The design team consisting of Megan Jones, Pancho Chamorro and David Ahern to name a few, did a fantastic job, unsurprising for a Marvel film, as they are known to have extravagant and beautiful sets, with shots taking the audience all over the world, in different time periods as well as to outer space locations on board The Domo, their ship. All looking brilliant, the most visually pleasing sets came in the form of bird-eye view shots of the final battle as well as in the places that Sprite created in her mind to ground Thena during a scene. The design team on all aspects from costume design, to props, set and all the others that go behind the scenes really made this film one to watch, even if just for the aesthetics if not for the story.
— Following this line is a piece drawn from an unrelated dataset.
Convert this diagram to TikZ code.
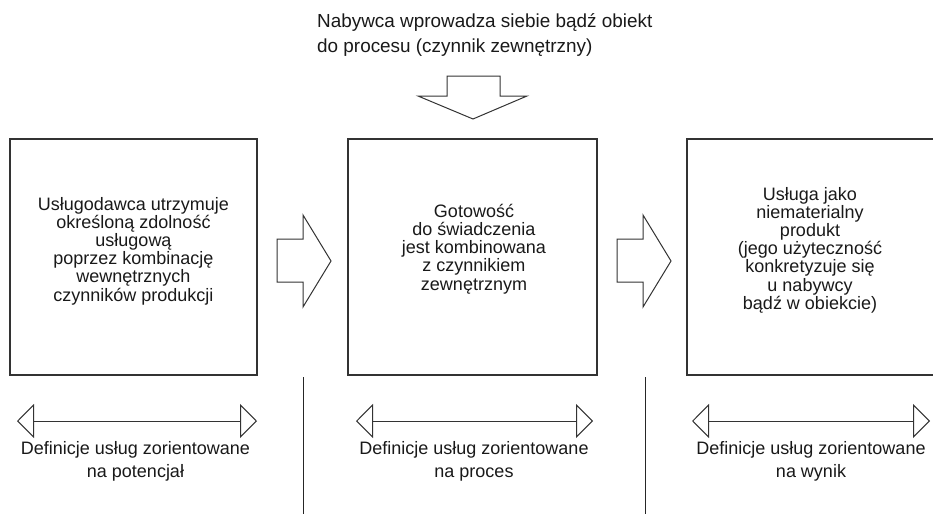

That’s not to say that some of it did disappoint me. As stated about, the lack of sign language regarding Makkari being signed to, did disappoint me as an audience member but also as someone with a strong passion for learning sign language and its history, who has been following Lauren Ridloff for years from her previous projects. (I would suggest to watch her in Sound of Metal on Amazon Prime) Another aspect is that even though Marvel films are known to be long in duration, there were moments during this film where I did get distracted and wasn’t that interested, but when I did pick up again, I hadn’t missed much and it was easy to follow, so some of it could have been cut out to make the film slightly shorter and easier to keep the audience’s attention.
In general, I did really enjoy this film, with the twists that I didn’t see coming as well as the general story, casting and appearance of the film all making this an enjoyable experience and one that I think Marvel fans are going to enjoy, as it brings the excitement and storytelling aspects so closely linked with the Avengers into a new set of characters that we get to form a relationship with and get to know throughout the next 3 films that are under the Eternals umbrella. Oh, and that end credit scene is one not to miss if you want to get excited for the next film!